Roman years were named this way until the last consul was appointed in 541. Only rarely did the Romans number the year ab urbe condita or (AUC) (from the founding of the City [of Rome]). Rather, this method was used by Roman historians to determine the number of years from one event to another, not to date a year. Different historians had several different dates for the founding. The Fasti Capitolini, an inscription containing an official list of the consuls, which was published by Augustus, used an epoch of 752 BC. However, the epoch used by Varro, 753 BC, has been adopted by modern historians. Renaissance editors often added the AUC designation to the manuscripts that they published, giving the false impression that the Romans numbered their years in this way. Most modern historians tacitly assume that a given year began on the day the consuls took office, and ancient documents such as the Fasti Capitolini that use other AUC systems do so in the same way. However, the Varronian AUC year did not formally begin on January 1, but on Founder's Day, April 21.

In addition to consular years, the Romans sometimes used the regnal year of the emperor. Anno Diocletiani, named after Diocletian, was often used by the Alexandrian Christians to number their Paschal celebrations during the fourth and fifth centuries. In AD 537, Justinian required that thenceforth the date must include the name of the emperor, in addition to the Indiction and the consul (the latter ending only four years later). The Indiction cycle caused the year to begin on September 1 in the Byzantine Empire, which date is still used in the Orthodox Church for the beginning of the liturgical year. In AD 525 Dionysius Exiguus proposed the system of anno Domini, which gradually spread through the Christian world, hastened when the system was adopted by Bede. Years were numbered variously from the date of the Feast of the Annunciation (the conception of Jesus Christ by the Theotokos) on March 25, the Feast of Christ's Nativity on December 25, and even Pascha.

From Julian to Gregorian

The Julian calendar was in general use in western Europe from the times of the Roman Empire until 1582, when Pope Gregory XIII promulgated the Gregorian Calendar, which was soon adopted by most Roman Catholic countries. The Protestant countries followed later, and the countries of eastern Europe even later. Russia remained on the Julian Calendar until after the Russian Revolution (which is thus called the October Revolution, although it occurred in November according to the Gregorian Calendar), in 1917, while Greece continued to use it until 1923.

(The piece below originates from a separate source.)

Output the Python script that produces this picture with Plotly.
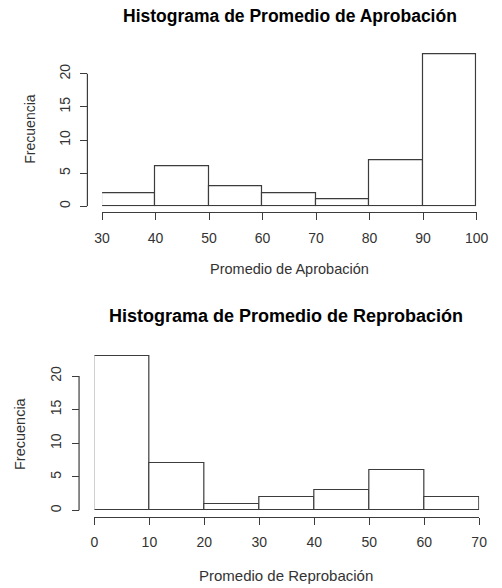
import plotly.graph_objects as go

# ---- data ----
aprob_edges = [30, 40, 50, 60, 70, 80, 90, 100]
aprob_counts = [2, 6, 3, 2, 1, 7, 23]
reprob_edges = [0, 10, 20, 30, 40, 50, 60, 70]
reprob_counts = [23, 7, 1, 2, 3, 6, 2]
y_ticks = [0, 5, 10, 15, 20]
aprob_xticks = [30, 40, 50, 60, 70, 80, 90, 100]
reprob_xticks = [0, 10, 20, 30, 40, 50, 60, 70]

W, H = 502, 588
FONT = "Liberation Sans, Arial, sans-serif"
AX = "#3c3c3c"
TXT = "#333333"


def px_x(p):
    return p / W


def px_y(p):
    return (H - p) / H


def centers(edges):
    return [(a + b) / 2 for a, b in zip(edges[:-1], edges[1:])]


def widths(edges):
    return [b - a for a, b in zip(edges[:-1], edges[1:])]


fig = go.Figure()
fig.add_trace(go.Bar(x=centers(aprob_edges), y=aprob_counts, width=widths(aprob_edges),
                     marker=dict(color="white", line=dict(color=AX, width=1.2)),
                     xaxis="x", yaxis="y", hoverinfo="x+y", showlegend=False))
fig.add_trace(go.Bar(x=centers(reprob_edges), y=reprob_counts, width=widths(reprob_edges),
                     marker=dict(color="white", line=dict(color=AX, width=1.2)),
                     xaxis="x2", yaxis="y2", hoverinfo="x+y", showlegend=False))

tickfont = dict(family=FONT, size=14, color=TXT)

def xax(domain, rng, ticks, pos):
    return dict(domain=domain, range=rng, anchor="free", position=pos,
                tickvals=ticks, ticktext=[str(t) for t in ticks],
                showline=True, linecolor=AX, linewidth=1.2, ticks="outside",
                ticklen=7, tickcolor=AX, tickwidth=1.2, showgrid=False, zeroline=False,
                tickfont=tickfont, ticklabelstandoff=6, fixedrange=True)

def yax(domain, rng, pos):
    return dict(domain=domain, range=rng, anchor="free", position=pos,
                tickvals=y_ticks, ticktext=[str(t) for t in y_ticks], tickangle=-90,
                showline=False, ticks="outside", ticklen=7, tickcolor=AX, tickwidth=1.2,
                showgrid=False, zeroline=False, tickfont=tickfont,
                ticklabelstandoff=5, fixedrange=True)

# panel geometry (pixels in the reference)
t_x0, t_x1 = 98, 488
t_y0 = 207
t_unit = 6.65
t_ytop = t_y0 - 24 * t_unit
b_x0, b_x1 = 90, 490.7
b_y0 = 512.3
b_unit = 6.75
b_ytop = b_y0 - 24 * b_unit

fig.update_layout(
    width=W, height=H, margin=dict(l=0, r=0, t=0, b=0),
    paper_bgcolor="white", plot_bgcolor="white", bargap=0,
    xaxis=xax([px_x(t_x0), px_x(t_x1)], [aprob_edges[0], aprob_edges[-1]], aprob_xticks, px_y(212.7)),
    yaxis=yax([px_y(t_y0), px_y(t_ytop)], [0, 24], px_x(82.7)),
    xaxis2=xax([px_x(b_x0), px_x(b_x1)], [reprob_edges[0], reprob_edges[-1]], reprob_xticks, px_y(518.3)),
    yaxis2=yax([px_y(b_y0), px_y(b_ytop)], [0, 24], px_x(74)),
    shapes=[
        dict(type="line", xref="paper", yref="y", x0=px_x(82.7), x1=px_x(82.7),
             y0=min(y_ticks), y1=max(y_ticks), line=dict(color=AX, width=1.2)),
        dict(type="line", xref="paper", yref="y2", x0=px_x(74), x1=px_x(74),
             y0=min(y_ticks), y1=max(y_ticks), line=dict(color=AX, width=1.2)),
    ],
    annotations=[
        dict(text="<b>Histograma de Promedio de Aprobación</b>", xref="paper", yref="paper",
             x=px_x(294), y=px_y(16), showarrow=False, xanchor="center", yanchor="middle",
             font=dict(family=FONT, size=17.5, color="black")),
        dict(text="<b>Histograma de Promedio de Reprobación</b>", xref="paper", yref="paper",
             x=px_x(290), y=px_y(317), showarrow=False, xanchor="center", yanchor="middle",
             font=dict(family=FONT, size=18, color="black")),
        dict(text="Promedio de Aprobación", xref="paper", yref="paper",
             x=px_x(293), y=px_y(270), showarrow=False, xanchor="center", yanchor="middle",
             font=dict(family=FONT, size=14.5, color=TXT)),
        dict(text="Promedio de Reprobación", xref="paper", yref="paper",
             x=px_x(290), y=px_y(577), showarrow=False, xanchor="center", yanchor="middle",
             font=dict(family=FONT, size=15, color=TXT)),
        dict(text="Frecuencia", xref="paper", yref="paper", textangle=-90,
             x=px_x(22), y=px_y(130), showarrow=False, xanchor="center", yanchor="middle",
             font=dict(family=FONT, size=14, color=TXT)),
        dict(text="Frecuencia", xref="paper", yref="paper", textangle=-90,
             x=px_x(12), y=px_y(435), showarrow=False, xanchor="center", yanchor="middle",
             font=dict(family=FONT, size=14.5, color=TXT)),
    ],
)

fig.write_html("out.html", config={"displayModeBar": False},
               post_script="document.body.style.margin='0';document.body.style.overflow='hidden';")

Although all eastern European countries had adopted the Gregorian Calendar by 1923, the Orthodox Churches located in them had not. A Revised Julian Calendar was proposed during a synod in Constantinople in May of 1923, consisting of a solar part which was and will be identical to the Gregorian calendar until the year 2800, and a lunar part that calculated Pascha astronomically at Jerusalem. No local Orthodox Church accepted the lunar part of this proposal, so almost all Orthodox Churches continue to celebrate Pascha according to the Julian Calendar (the Churches of Finland and Estonia use the Gregorian Paschalion). The solar part has only been accepted by certain Orthodox Churches, those of Constantinople, Alexandria, Antioch, Greece, Cyprus, Romania, Bulgaria, and the Orthodox Church in America (although the OCA's Diocese of Alaska and some other parishes retain the Julian Calendar). Thus, these churches celebrate the Nativity of Christ on the same day that Western Christians do because December 25 coincides on both the Gregorian and Revised Julian Calendars (until 2800 when the Revised Julian Calendar will drop one day behind the Gregorian Calendar due to differing leap year rules).

The Old Calendarists and the Orthodox Churches of Jerusalem, Russia, Serbia, Georgia, Poland and Ukraine continue to use the Julian Calendar for their fixed dates, thus they celebrate Nativity on December 25 on the Julian Calendar, which corresponds to January 7 on the Gregorian Calendar (until 2100, when the Julian Calendar will drift back one additional day with respect to the Gregorian Calendar).